- Do this -
Repeat the span of the entries below that starts at the line with "Clone this chart in Plotly." and ends at the line with "import plotly.graph_objects as go", nothing more. Skip the pictures.

- Data to use -
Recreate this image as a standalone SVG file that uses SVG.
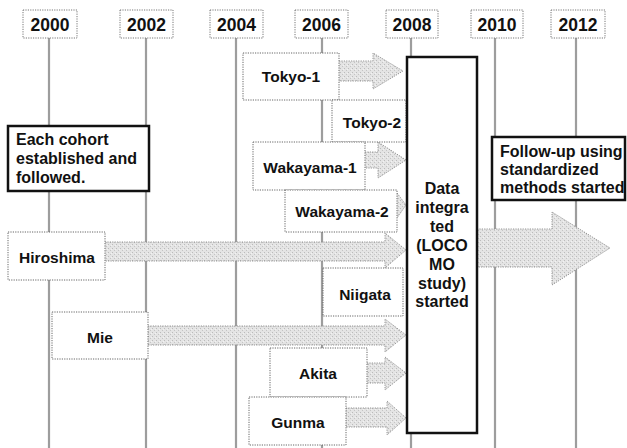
<svg xmlns="http://www.w3.org/2000/svg" width="627" height="448" viewBox="0 0 627 448">
<defs>
<pattern id="stip" width="4" height="4" patternUnits="userSpaceOnUse">
<rect width="4" height="4" fill="#e4e4e4"/>
<rect x="0" y="0" width="1" height="1" fill="#bbb"/>
<rect x="2" y="2" width="1" height="1" fill="#c4c4c4"/>
<rect x="3" y="1" width="1" height="1" fill="#f2f2f2"/>
</pattern>
</defs>
<style>
.yr{fill:#fff;stroke:#777;stroke-width:1;stroke-dasharray:1.2 1.2}
.tl{stroke:#9d9d9d;stroke-width:2.2;fill:none}
.nb{fill:#fff;stroke:#666;stroke-width:1;stroke-dasharray:1.2 1.2}
.ar{fill:url(#stip);stroke:#888;stroke-width:0.9;stroke-dasharray:1.2 1.2}
.bb{fill:#fff;stroke:#111;stroke-width:2.5}
text{font-family:"Liberation Sans",Arial,sans-serif;font-weight:bold;fill:#111}
.y{font-size:17.5px;text-anchor:middle}
.n{font-size:15.5px;text-anchor:middle}
.t{font-size:16px}
.c{font-size:16px;text-anchor:middle}
</style>
<rect width="627" height="448" fill="#fff"/>
<g id="timelines">
<line class="tl" x1="49" y1="38" x2="49" y2="448"/>
<line class="tl" x1="146" y1="38" x2="146" y2="448"/>
<line class="tl" x1="236" y1="38" x2="236" y2="448"/>
<line class="tl" x1="322" y1="38" x2="322" y2="448"/>
<line class="tl" x1="411" y1="38" x2="411" y2="448"/>
<line class="tl" x1="495" y1="38" x2="495" y2="448"/>
<line class="tl" x1="576" y1="38" x2="576" y2="448"/>
</g>
<g id="years">
<g id="y2000"><rect class="yr" x="23" y="10" width="54" height="28"/><text class="y" x="50" y="30.5">2000</text></g>
<g id="y2002"><rect class="yr" x="120" y="10" width="53" height="28"/><text class="y" x="146.5" y="30.5">2002</text></g>
<g id="y2004"><rect class="yr" x="210" y="10" width="53" height="28"/><text class="y" x="236.5" y="30.5">2004</text></g>
<g id="y2006"><rect class="yr" x="295" y="10" width="53" height="28"/><text class="y" x="321.5" y="30.5">2006</text></g>
<g id="y2008"><rect class="yr" x="386" y="10" width="52" height="28"/><text class="y" x="412" y="30.5">2008</text></g>
<g id="y2010"><rect class="yr" x="471" y="10" width="52" height="28"/><text class="y" x="497" y="30.5">2010</text></g>
<g id="y2012"><rect class="yr" x="551" y="10" width="54" height="28"/><text class="y" x="578" y="30.5">2012</text></g>
</g>
<g id="connectors">
<path class="ar" d="M339,61 L373,61 L373,53 L403,71 L373,89 L373,81 L339,81"/>
<path class="ar" d="M365,152 L378,152 L378,142 L406,160 L378,178 L378,168 L365,168"/>
<path class="ar" d="M397,193 L406,205 L397,218"/>
<path class="ar" d="M105,242 L385,242 L385,233 L406,250 L385,268 L385,261 L105,261"/>
<path class="ar" d="M148,326 L385,326 L385,319 L406,335 L385,352 L385,345 L148,345"/>
<path class="ar" d="M367,363 L385,363 L385,357 L406,373 L385,390 L385,383 L367,383"/>
<path class="ar" d="M346,408 L387,408 L387,401 L406,418 L387,435 L387,427 L346,427"/>
<path class="ar" d="M477,229 L552,229 L552,212 L610,248 L552,285 L552,267 L477,267"/>
</g>
<g id="tokyo1"><rect class="nb" x="243" y="53" width="96" height="47"/><text class="n" x="291" y="82">Tokyo-1</text></g>
<g id="tokyo2"><rect class="nb" x="332" y="100" width="74" height="42"/><text class="n" x="372" y="127.5">Tokyo-2</text></g>
<g id="wakayama1"><rect class="nb" x="253" y="142" width="112" height="48"/><text class="n" x="310" y="172.5">Wakayama-1</text></g>
<g id="wakayama2"><rect class="nb" x="285" y="190" width="112" height="42"/><text class="n" x="342" y="216.5">Wakayama-2</text></g>
<g id="hiroshima"><rect class="nb" x="8" y="232" width="97" height="48"/><text class="n" x="57" y="262.5">Hiroshima</text></g>
<g id="niigata"><rect class="nb" x="323" y="268" width="80" height="48"/><text class="n" x="365" y="299.5">Niigata</text></g>
<g id="mie"><rect class="nb" x="52" y="312" width="96" height="47"/><text class="n" x="100" y="342.5">Mie</text></g>
<g id="akita"><rect class="nb" x="270" y="348" width="97" height="49"/><text class="n" x="318" y="378.5">Akita</text></g>
<g id="gunma"><rect class="nb" x="249" y="397" width="97" height="48"/><text class="n" x="298" y="427.5">Gunma</text></g>
<g id="cohort"><rect class="bb" x="8" y="126" width="141" height="65"/>
<text class="t" x="16" y="145">Each cohort</text>
<text class="t" x="16" y="164">established and</text>
<text class="t" x="16" y="183">followed.</text></g>
<g id="followup"><rect class="bb" x="492" y="137" width="133" height="63"/>
<text class="t" x="500" y="157">Follow-up using</text>
<text class="t" x="500" y="175">standardized</text>
<text class="t" x="500" y="193">methods started</text></g>
<g id="data"><rect class="bb" x="407" y="57" width="70" height="376"/>
<text class="c" x="442" y="194">Data</text>
<text class="c" x="442" y="213">integra</text>
<text class="c" x="442" y="232">ted</text>
<text class="c" x="442" y="251">(LOCO</text>
<text class="c" x="442" y="270">MO</text>
<text class="c" x="442" y="289">study)</text>
<text class="c" x="442" y="307">started</text></g>
</svg>
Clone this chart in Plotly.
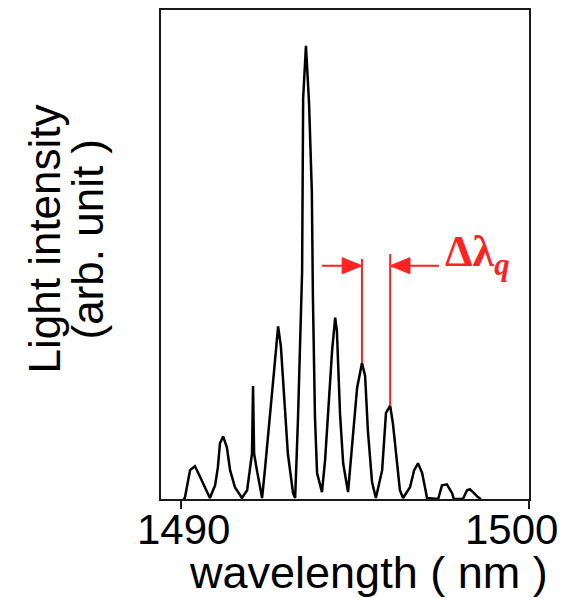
import plotly.graph_objects as go

# Spectrum (wavelength in nm, intensity in arb. units, 0-100 scale)
wavelength = [
    1490.06, 1490.11, 1490.26, 1490.40, 1490.55, 1490.69, 1490.83,
    1490.98, 1491.06, 1491.12, 1491.21, 1491.32, 1491.41, 1491.55, 1491.75,
    1491.90, 1491.98, 1492.04, 1492.07, 1492.10, 1492.18, 1492.33,
    1492.41, 1492.50, 1492.61, 1492.70, 1492.79, 1492.87, 1492.99, 1493.07, 1493.22, 1493.28,
    1493.36, 1493.48, 1493.51, 1493.59, 1493.68, 1493.76, 1493.79, 1493.85, 1493.91, 1494.05,
    1494.14, 1494.22, 1494.34, 1494.43, 1494.48, 1494.57, 1494.66, 1494.80,
    1494.94, 1495.06, 1495.14, 1495.20, 1495.29, 1495.37, 1495.49, 1495.60,
    1495.78, 1495.89, 1496.01, 1496.09, 1496.21, 1496.29, 1496.38,
    1496.58, 1496.70, 1496.81, 1496.93, 1497.07,
    1497.39, 1497.50, 1497.64, 1497.79, 1497.84,
    1498.10, 1498.22, 1498.30, 1498.42, 1498.53, 1498.62,
]
intensity = [
    0.0, 0.2, 5.9, 6.7, 4.5, 2.2, 0.2,
    2.8, 6.5, 11.4, 12.8, 10.5, 5.9, 2.4, 0.2,
    1.8, 5.9, 9.3, 23.1, 9.3, 5.9, 0.2,
    5.9, 12.6, 20.1, 28.2, 35.3, 31.2, 18.1, 9.3, 1.2, 0.2,
    16.0, 46.5, 81.9, 92.7, 80.9, 62.7, 41.4, 16.6, 5.3, 1.4,
    7.9, 17.4, 30.2, 37.1, 34.3, 17.4, 7.3, 1.4,
    13.4, 22.7, 25.6, 27.8, 25.2, 14.0, 3.4, 0.2,
    5.9, 17.6, 19.1, 15.4, 7.3, 1.8, 0.2,
    2.4, 5.9, 7.3, 5.3, 0.2,
    0.0, 2.8, 3.0, 1.2, 0.0,
    0.0, 1.8, 2.0, 1.2, 0.4, 0.0,
]

tick_values = [1490, 1500]
tick_labels = ["1490", "1500"]
x_title = "wavelength ( nm )"
y_title_lines = ["Light intensity", "(arb. unit )"]
mode_label = "<b>Δλ<sub><i>q</i></sub></b>"

RED = "#ff2222"
AXIS = "#1a1a1a"
SANS = "Liberation Sans, Arial, sans-serif"

# locate the longitudinal-mode peaks from the data
peaks = [(wavelength[i], intensity[i]) for i in range(1, len(intensity) - 1)
         if intensity[i] > intensity[i - 1] and intensity[i] > intensity[i + 1]]
pA, pB = peaks[6], peaks[7]

fig = go.Figure()
fig.add_trace(go.Scatter(x=wavelength, y=intensity, mode="lines",
                         line=dict(color="black", width=2.5), hoverinfo="skip",
                         showlegend=False))

# red marker lines from the two peaks
fig.add_shape(type="line", x0=pA[0], x1=pA[0], y0=pA[1], y1=49.1,
              line=dict(color=RED, width=2))
fig.add_shape(type="line", x0=pB[0], x1=pB[0], y0=pB[1], y1=50.1,
              line=dict(color=RED, width=2))

# arrows pointing at the two marker lines
arrow_y = 47.7
head_len = 0.57   # nm
head_half = 1.65  # intensity units
tailA, tailB = 1494.05, 1497.41
fig.add_shape(type="line", x0=tailA, x1=pA[0] - head_len, y0=arrow_y, y1=arrow_y,
              line=dict(color=RED, width=2))
fig.add_shape(type="path",
              path=f"M {pA[0]-head_len} {arrow_y-head_half} L {pA[0]} {arrow_y} "
                   f"L {pA[0]-head_len} {arrow_y+head_half} Z",
              fillcolor=RED, line=dict(color=RED, width=1))
fig.add_shape(type="line", x0=tailB, x1=pB[0] + head_len, y0=arrow_y, y1=arrow_y,
              line=dict(color=RED, width=2))
fig.add_shape(type="path",
              path=f"M {pB[0]+head_len} {arrow_y-head_half} L {pB[0]} {arrow_y} "
                   f"L {pB[0]+head_len} {arrow_y+head_half} Z",
              fillcolor=RED, line=dict(color=RED, width=1))

annotations = []
annotations.append(dict(x=1497.52, y=50.0, xref="x", yref="y", text=mode_label,
                        showarrow=False, xanchor="left", yanchor="middle",
                        font=dict(family="Liberation Serif, Times New Roman, serif",
                                  size=44, color=RED)))

# tick labels
for v, t, sh in zip(tick_values, tick_labels, [2, -18]):
    annotations.append(dict(x=v, y=0, xref="x", yref="paper", text=t, showarrow=False,
                            xanchor="center", yanchor="top", xshift=sh, yshift=-5,
                            font=dict(family=SANS, size=42, color="black")))

# x title
annotations.append(dict(x=0, y=0, xref="paper", yref="paper", text=x_title,
                        showarrow=False, xanchor="left", yanchor="top",
                        xshift=26, yshift=-46,
                        font=dict(family=SANS, size=45, color="black")))

# y title (two lines)
for txt, px in zip(y_title_lines, [44, 87]):
    annotations.append(dict(x=0, y=0.5, xref="paper", yref="paper", text=txt,
                            showarrow=False, textangle=-90, xanchor="center",
                            yanchor="middle", xshift=px - 161, yshift=15,
                            font=dict(family=SANS, size=44, color="black")))

fig.update_layout(
    width=562, height=590,
    margin=dict(l=153, r=41, t=0, b=99),
    paper_bgcolor="white", plot_bgcolor="white",
    annotations=annotations,
    xaxis=dict(range=[1489.425, 1500], showline=True, mirror=True, linecolor=AXIS,
               linewidth=2, ticks="outside", tickvals=tick_values, ticklen=8,
               tickwidth=2, tickcolor=AXIS, showticklabels=False,
               showgrid=False, zeroline=False),
    yaxis=dict(range=[0, 100], showline=True, mirror=True, linecolor=AXIS,
               linewidth=2, ticks="", showticklabels=False,
               showgrid=False, zeroline=False),
)

fig.write_html("out.html")
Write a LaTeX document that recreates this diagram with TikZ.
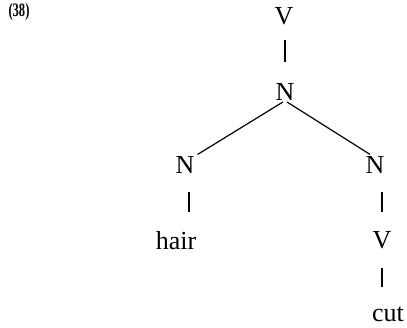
\documentclass[tikz,border=0pt]{standalone}
\usepackage{fontspec}
\setmainfont{Liberation Serif}
\usepackage{tikz}
\usetikzlibrary{calc}

\begin{document}
\begin{tikzpicture}[x=1pt,y=-1pt]
	\tikzset{cat/.style={inner sep=0pt,font=\fontsize{26}{30}\selectfont},
		branch/.style={line width=1.2pt}}
	\useasboundingbox (0,0) rectangle (407,327);
	\node[inner sep=0pt,font=\fontsize{19}{22}\selectfont\bfseries,xscale=0.66] (ex) at (19,12) {(38)};
	% tree
	\node[cat] (topV) at (284,16) {V};
	\node[cat] (midN) at (285,92) {N};
	\node[cat] (leftN) at (185,165) {N};
	\node[cat] (rightN) at (375,165) {N};
	\node[cat] (hair) at (176,241) {hair};
	\node[cat] (lowV) at (382,240) {V};
	\node[cat] (cut) at (388,314) {cut};
	\draw[branch,shorten <=15.4pt,shorten >=21.4pt] (topV.south -| midN) -- (midN.north);
	\draw[branch,shorten <=2.4pt,shorten >=3.5pt] (midN.south) -- (leftN.north east);
	\draw[branch,shorten <=2.4pt,shorten >=3.5pt] (midN.south) -- ([xshift=-2pt]rightN.north);
	\draw[branch,shorten <=18.4pt,shorten >=20.1pt] ([xshift=4pt]leftN.south) -- ([xshift=4pt]leftN.south |- hair.north);
	\draw[branch,shorten <=18.4pt,shorten >=19.4pt] (rightN.south -| lowV) -- (lowV.north);
	\draw[branch,shorten <=19.4pt,shorten >=19.5pt] (lowV.south) -- (lowV.south |- cut.north);
\end{tikzpicture}
\end{document}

- Worked solution -
Clone this chart in Plotly.
import plotly.graph_objects as go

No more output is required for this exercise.